* begin Data excerpts *

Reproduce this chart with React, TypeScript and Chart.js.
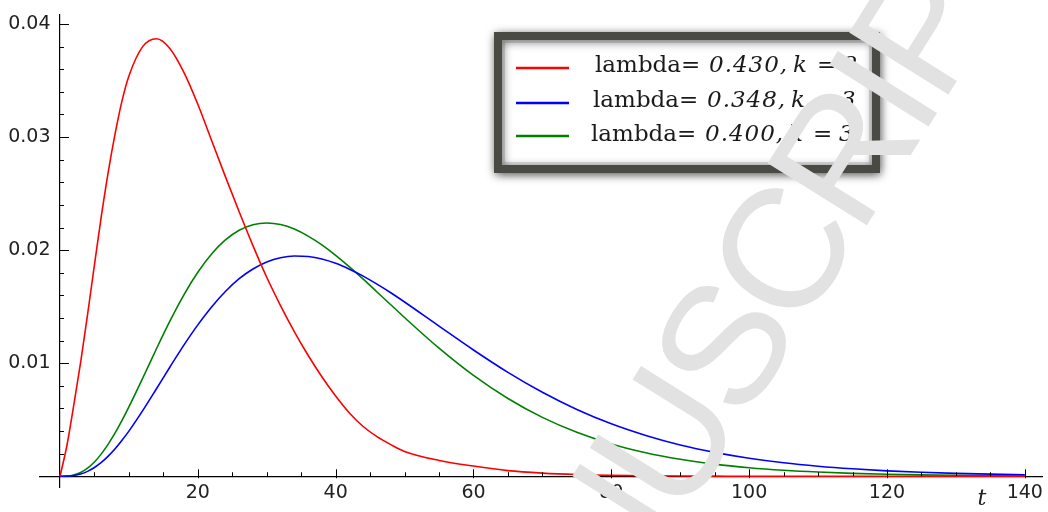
import { useEffect, useRef } from 'react';
import { Chart, registerables } from 'chart.js';

Chart.register(...registerables);

// time axis samples
const tValues = [0, 1, 2, 3, 4, 5, 6, 7, 8, 9, 10, 12, 14, 16, 18, 20, 22, 24, 26, 28, 30, 32, 34, 36, 38, 40, 42, 44, 46, 48, 50, 55, 60, 65, 70, 75, 80, 85, 90, 95, 100, 105, 110, 115, 120, 125, 130, 135, 140];

const redValues = [0, 0.0027, 0.0063, 0.0101, 0.0143, 0.0187, 0.023, 0.0269, 0.0303, 0.0332, 0.0354,
  0.038, 0.0387, 0.0378, 0.0357, 0.0329, 0.0297, 0.0265, 0.0234, 0.0204, 0.0176, 0.0151, 0.0128, 0.0107, 0.0088, 0.0071, 0.0056, 0.0044, 0.0035, 0.0028, 0.0022,
  0.0014, 0.0009, 0.0005, 0.00028, 0.00015, 0.00008, 0.00004, 0.00002, 0.00001, 0, 0, 0, 0, 0, 0, 0, 0, 0];

const blueValues = [0, 0.0000087, 0.000064, 0.000198, 0.000431, 0.000771, 0.00122, 0.00178, 0.00243, 0.00318, 0.00399,
  0.0058, 0.00774, 0.00971, 0.01162, 0.01339, 0.01498, 0.01634, 0.01747, 0.01833, 0.01895, 0.01933, 0.01948, 0.01943, 0.01921, 0.01883, 0.01831, 0.0177, 0.01699, 0.01623, 0.01541,
  0.01328, 0.01117, 0.00919, 0.00743, 0.00591, 0.00464, 0.00361, 0.00277, 0.00211, 0.00159, 0.00119, 0.000889, 0.000658, 0.00048, 0.000354, 0.000258, 0.000187, 0.000135];

const greenValues = [0, 0.0000151, 0.000109, 0.000333, 0.000715, 0.00126, 0.00198, 0.00284, 0.00383, 0.00494, 0.00613,
  0.00867, 0.01128, 0.01378, 0.01607, 0.01804, 0.01966, 0.0209, 0.02176, 0.02225, 0.0224, 0.02226, 0.02186, 0.02124, 0.02046, 0.01954, 0.01852, 0.01743, 0.0163, 0.01517, 0.01404,
  0.01133, 0.00892, 0.00688, 0.00521, 0.00389, 0.00286, 0.00208, 0.0015, 0.00107, 0.000757, 0.000531, 0.00037, 0.000257, 0.000177, 0.000121, 0.0000828, 0.0000562, 0.000038];

const seriesLambdas = ['0.430', '0.348', '0.400'];
const seriesKs = ['2', '3', '3'];
const seriesColors = ['#ff0000', '#0000ff', '#008000'];

const xTickLabels = [20, 40, 60, 80, 100, 120, 140];
const yTickLabels = [0.01, 0.02, 0.03, 0.04];
const xMinorStep = 5;
const yMinorStep = 0.002;
const xAxisTitle = 't';
const watermarkBefore = 'ACCEPTED MAN';
const watermarkAfter = 'USCRIPT';

const decorPlugin = {
  id: 'decor',
  afterDraw(chart: any) {
    const ctx = chart.ctx;
    const xs = chart.scales.x;
    const ys = chart.scales.y;
    const x0 = xs.getPixelForValue(0);
    const y0 = ys.getPixelForValue(0);

    // tick marks
    ctx.save();
    ctx.strokeStyle = '#000';
    ctx.lineWidth = 1;
    for (let v = xMinorStep; v <= 140 + 1e-9; v += xMinorStep) {
      const px = Math.round(xs.getPixelForValue(v)) + 0.5;
      const major = xTickLabels.includes(Math.round(v));
      ctx.beginPath();
      ctx.moveTo(px, y0 + (major ? 2 : 0));
      ctx.lineTo(px, y0 - (major ? 7 : 4));
      ctx.stroke();
    }
    for (let i = 1; i * yMinorStep <= 0.04 + 1e-9; i++) {
      const v = i * yMinorStep;
      const py = Math.round(ys.getPixelForValue(v)) + 0.5;
      const major = i % 5 === 0;
      ctx.beginPath();
      ctx.moveTo(x0, py);
      ctx.lineTo(x0 + (major ? 9 : 4), py);
      ctx.stroke();
    }
    ctx.restore();

    // axis title
    ctx.save();
    ctx.font = 'italic 22px "DejaVu Serif"';
    ctx.fillStyle = '#222';
    ctx.textAlign = 'center';
    ctx.textBaseline = 'alphabetic';
    ctx.fillText(xAxisTitle, 982, 505);
    ctx.restore();

    // legend box
    ctx.save();
    ctx.fillStyle = '#fff';
    ctx.shadowColor = 'rgba(0,0,0,0.55)';
    ctx.shadowBlur = 10;
    ctx.shadowOffsetX = 1;
    ctx.shadowOffsetY = 2;
    ctx.strokeStyle = '#4a4a45';
    ctx.lineWidth = 8;
    ctx.fillRect(498, 36, 378, 133);
    ctx.strokeRect(498, 36, 378, 133);
    ctx.restore();
    ctx.save();
    ctx.strokeStyle = 'rgba(0,0,0,0.12)';
    ctx.lineWidth = 3;
    ctx.strokeRect(503.5, 41.5, 367, 122);
    ctx.restore();

    const lineYs = [68, 103, 136];
    const textYs = [72, 107, 141];
    const textXs = [595, 593, 591];
    chart.data.datasets.forEach((ds: any, i: number) => {
      const bx = textXs[i];
      const by = textYs[i];
      ctx.save();
      ctx.strokeStyle = ds.borderColor;
      ctx.lineWidth = 2.5;
      ctx.beginPath();
      ctx.moveTo(516, lineYs[i]);
      ctx.lineTo(569, lineYs[i]);
      ctx.stroke();
      ctx.fillStyle = '#1a1a1a';
      ctx.textBaseline = 'alphabetic';
      ctx.textAlign = 'left';
      ctx.font = '23px "DejaVu Serif"';
      ctx.fillText('lambda=', bx, by);
      ctx.font = 'italic 23px "DejaVu Serif"';
      (ctx as any).letterSpacing = '1px';
      ctx.fillText(seriesLambdas[i] + ',', bx + 114, by);
      (ctx as any).letterSpacing = '0px';
      ctx.fillText('k', bx + 198, by);
      ctx.fillText('=', bx + 222, by);
      ctx.fillText(seriesKs[i], bx + 248, by);
      ctx.restore();
    });

    // watermark
    ctx.save();
    ctx.translate(682, 521);
    ctx.rotate((-58 * Math.PI) / 180);
    ctx.font = '170px "Liberation Sans"';
    (ctx as any).letterSpacing = '-8px';
    ctx.fillStyle = '#e2e2e2';
    ctx.textBaseline = 'alphabetic';
    ctx.textAlign = 'left';
    ctx.fillText(watermarkAfter, 0, 0);
    ctx.textAlign = 'right';
    ctx.fillText(watermarkBefore, 0, 0);
    ctx.restore();
  },
};

export default function App() {
  const canvasRef = useRef<HTMLCanvasElement | null>(null);

  useEffect(() => {
    document.body.style.margin = '0';
    const canvas = canvasRef.current;
    if (!canvas) return;
    const mk = (vals: number[]) => tValues.map((t, i) => ({ x: t, y: vals[i] }));
    const chart = new Chart(canvas, {
      type: 'line',
      data: {
        datasets: [
          { label: 'red', data: mk(redValues), borderColor: seriesColors[0], borderWidth: 1.6, pointRadius: 0, cubicInterpolationMode: 'monotone', fill: false },
          { label: 'blue', data: mk(blueValues), borderColor: seriesColors[1], borderWidth: 1.6, pointRadius: 0, cubicInterpolationMode: 'monotone', fill: false },
          { label: 'green', data: mk(greenValues), borderColor: seriesColors[2], borderWidth: 1.6, pointRadius: 0, cubicInterpolationMode: 'monotone', fill: false },
        ],
      },
      options: {
        responsive: false,
        animation: false,
        layout: { padding: { left: 40, right: 4, top: 5, bottom: 25 } },
        plugins: { legend: { display: false }, tooltip: { enabled: false } },
        scales: {
          x: {
            type: 'linear',
            min: -2.9,
            max: 142.6,
            position: { y: 0 } as any,
            grid: { display: false, drawTicks: false },
            border: { display: true, color: '#000', width: 1.2 },
            afterBuildTicks: (s: any) => { s.ticks = xTickLabels.map((v) => ({ value: v })); },
            ticks: { font: { family: 'DejaVu Sans', size: 19 }, color: '#222', padding: 5, maxRotation: 0, autoSkip: false, callback: (v: any) => String(v) },
          },
          y: {
            type: 'linear',
            min: -0.00095,
            max: 0.04085,
            position: { x: 0 } as any,
            grid: { display: false, drawTicks: false },
            border: { display: true, color: '#000', width: 1.2 },
            afterBuildTicks: (s: any) => { s.ticks = yTickLabels.map((v) => ({ value: v })); },
            ticks: { font: { family: 'DejaVu Sans', size: 19 }, color: '#222', autoSkip: false, callback: (v: any) => Number(v).toFixed(2) + '\u2002' },
          },
        },
      },
      plugins: [decorPlugin],
    });
    return () => chart.destroy();
  }, []);

  return (
    <div style={{ width: 1048, height: 512, position: 'relative' }}>
      <canvas ref={canvasRef} width={1048} height={512} />
    </div>
  );
}
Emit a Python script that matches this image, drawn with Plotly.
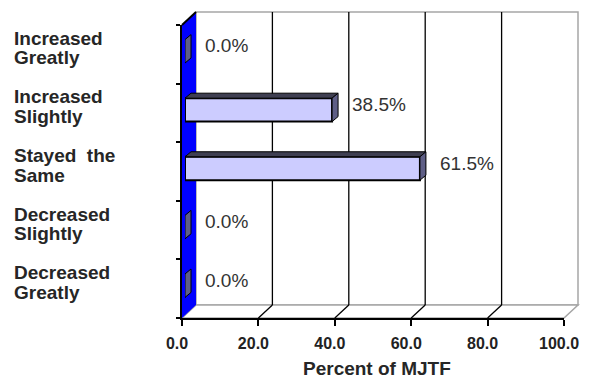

* end Data excerpts *

- Exercise goal -
From the first line above to the line containing "130, 135, 140];", repeat each line exactly. Pictures stay out.

- Full answer -
Reproduce this chart with React, TypeScript and Chart.js.
import { useEffect, useRef } from 'react';
import { Chart, registerables } from 'chart.js';

Chart.register(...registerables);

// time axis samples
const tValues = [0, 1, 2, 3, 4, 5, 6, 7, 8, 9, 10, 12, 14, 16, 18, 20, 22, 24, 26, 28, 30, 32, 34, 36, 38, 40, 42, 44, 46, 48, 50, 55, 60, 65, 70, 75, 80, 85, 90, 95, 100, 105, 110, 115, 120, 125, 130, 135, 140];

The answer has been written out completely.